What this task involves:
Set down exactly the lines of the listing below, please, beginning with the first and ending with the line that holds "(0,0) rectangle (234.3pt,264.3pt);".
§ §
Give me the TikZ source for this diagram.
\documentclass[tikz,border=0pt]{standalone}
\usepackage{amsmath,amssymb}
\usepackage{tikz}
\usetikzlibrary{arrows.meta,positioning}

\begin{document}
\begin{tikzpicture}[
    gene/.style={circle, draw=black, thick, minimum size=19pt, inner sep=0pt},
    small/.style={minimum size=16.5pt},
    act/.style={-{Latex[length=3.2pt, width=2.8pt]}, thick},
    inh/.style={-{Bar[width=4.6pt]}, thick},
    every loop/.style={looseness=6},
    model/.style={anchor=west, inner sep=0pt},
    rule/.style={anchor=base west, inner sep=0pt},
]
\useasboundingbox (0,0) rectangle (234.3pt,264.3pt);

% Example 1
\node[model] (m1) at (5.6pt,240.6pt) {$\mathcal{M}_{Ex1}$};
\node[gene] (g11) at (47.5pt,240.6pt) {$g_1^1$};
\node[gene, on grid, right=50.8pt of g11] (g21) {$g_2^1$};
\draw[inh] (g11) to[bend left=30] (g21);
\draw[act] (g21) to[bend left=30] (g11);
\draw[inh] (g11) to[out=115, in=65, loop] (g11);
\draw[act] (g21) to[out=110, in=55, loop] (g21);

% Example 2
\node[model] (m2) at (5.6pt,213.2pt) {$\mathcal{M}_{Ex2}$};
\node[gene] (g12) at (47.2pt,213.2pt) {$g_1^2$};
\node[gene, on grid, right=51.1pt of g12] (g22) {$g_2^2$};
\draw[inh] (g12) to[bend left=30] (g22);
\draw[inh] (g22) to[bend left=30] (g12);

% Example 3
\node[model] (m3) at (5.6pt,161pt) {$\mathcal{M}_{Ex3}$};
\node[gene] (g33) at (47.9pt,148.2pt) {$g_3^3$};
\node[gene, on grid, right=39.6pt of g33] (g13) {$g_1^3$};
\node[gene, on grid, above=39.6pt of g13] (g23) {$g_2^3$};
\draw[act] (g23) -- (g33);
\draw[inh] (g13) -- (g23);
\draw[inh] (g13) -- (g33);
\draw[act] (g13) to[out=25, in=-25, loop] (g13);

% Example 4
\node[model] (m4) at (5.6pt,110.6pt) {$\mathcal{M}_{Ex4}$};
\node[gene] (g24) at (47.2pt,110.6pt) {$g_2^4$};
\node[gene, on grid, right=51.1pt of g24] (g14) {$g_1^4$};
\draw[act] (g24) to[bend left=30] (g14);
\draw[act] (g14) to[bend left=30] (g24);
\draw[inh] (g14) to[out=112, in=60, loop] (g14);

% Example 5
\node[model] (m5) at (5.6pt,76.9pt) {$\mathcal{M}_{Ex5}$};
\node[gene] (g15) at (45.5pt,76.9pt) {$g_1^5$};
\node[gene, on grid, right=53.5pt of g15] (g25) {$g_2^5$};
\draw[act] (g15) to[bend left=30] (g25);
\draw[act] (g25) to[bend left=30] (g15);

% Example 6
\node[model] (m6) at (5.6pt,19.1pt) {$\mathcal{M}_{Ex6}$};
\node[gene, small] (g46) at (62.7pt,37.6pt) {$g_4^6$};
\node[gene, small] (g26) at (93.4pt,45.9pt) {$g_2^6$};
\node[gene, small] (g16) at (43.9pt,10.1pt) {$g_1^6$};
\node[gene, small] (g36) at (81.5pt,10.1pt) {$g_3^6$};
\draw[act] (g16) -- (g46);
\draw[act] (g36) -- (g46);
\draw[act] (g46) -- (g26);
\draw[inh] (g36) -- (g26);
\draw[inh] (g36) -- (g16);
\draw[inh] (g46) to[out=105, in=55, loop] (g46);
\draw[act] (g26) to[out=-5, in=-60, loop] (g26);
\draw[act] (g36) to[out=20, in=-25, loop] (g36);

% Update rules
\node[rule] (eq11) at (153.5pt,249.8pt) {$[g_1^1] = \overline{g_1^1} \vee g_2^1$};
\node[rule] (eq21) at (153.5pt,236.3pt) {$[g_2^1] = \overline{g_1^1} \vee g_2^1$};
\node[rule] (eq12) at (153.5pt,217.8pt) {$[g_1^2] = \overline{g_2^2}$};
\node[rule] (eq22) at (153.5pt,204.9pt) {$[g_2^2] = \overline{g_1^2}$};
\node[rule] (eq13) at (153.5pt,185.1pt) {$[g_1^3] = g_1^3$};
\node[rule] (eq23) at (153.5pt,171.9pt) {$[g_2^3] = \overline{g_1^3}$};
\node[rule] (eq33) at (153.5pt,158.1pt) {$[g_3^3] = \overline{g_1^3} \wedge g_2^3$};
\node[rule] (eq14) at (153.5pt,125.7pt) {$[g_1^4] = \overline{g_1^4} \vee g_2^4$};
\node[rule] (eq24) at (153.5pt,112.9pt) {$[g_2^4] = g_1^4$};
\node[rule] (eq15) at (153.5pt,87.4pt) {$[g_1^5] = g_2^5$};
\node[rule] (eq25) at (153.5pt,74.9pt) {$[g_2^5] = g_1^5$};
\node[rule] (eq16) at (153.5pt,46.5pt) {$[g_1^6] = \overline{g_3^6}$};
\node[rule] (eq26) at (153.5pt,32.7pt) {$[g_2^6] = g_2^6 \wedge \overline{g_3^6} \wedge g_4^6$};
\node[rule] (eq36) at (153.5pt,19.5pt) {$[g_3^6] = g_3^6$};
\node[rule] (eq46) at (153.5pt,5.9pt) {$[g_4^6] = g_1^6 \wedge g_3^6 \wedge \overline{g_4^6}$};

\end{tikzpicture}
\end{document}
§ §
Solved problem:
Give me the TikZ source for this diagram.
\documentclass[tikz,border=0pt]{standalone}
\usepackage{amsmath,amssymb}
\usepackage{tikz}
\usetikzlibrary{arrows.meta,positioning}

\begin{document}
\begin{tikzpicture}[
    gene/.style={circle, draw=black, thick, minimum size=19pt, inner sep=0pt},
    small/.style={minimum size=16.5pt},
    act/.style={-{Latex[length=3.2pt, width=2.8pt]}, thick},
    inh/.style={-{Bar[width=4.6pt]}, thick},
    every loop/.style={looseness=6},
    model/.style={anchor=west, inner sep=0pt},
    rule/.style={anchor=base west, inner sep=0pt},
]
\useasboundingbox (0,0) rectangle (234.3pt,264.3pt);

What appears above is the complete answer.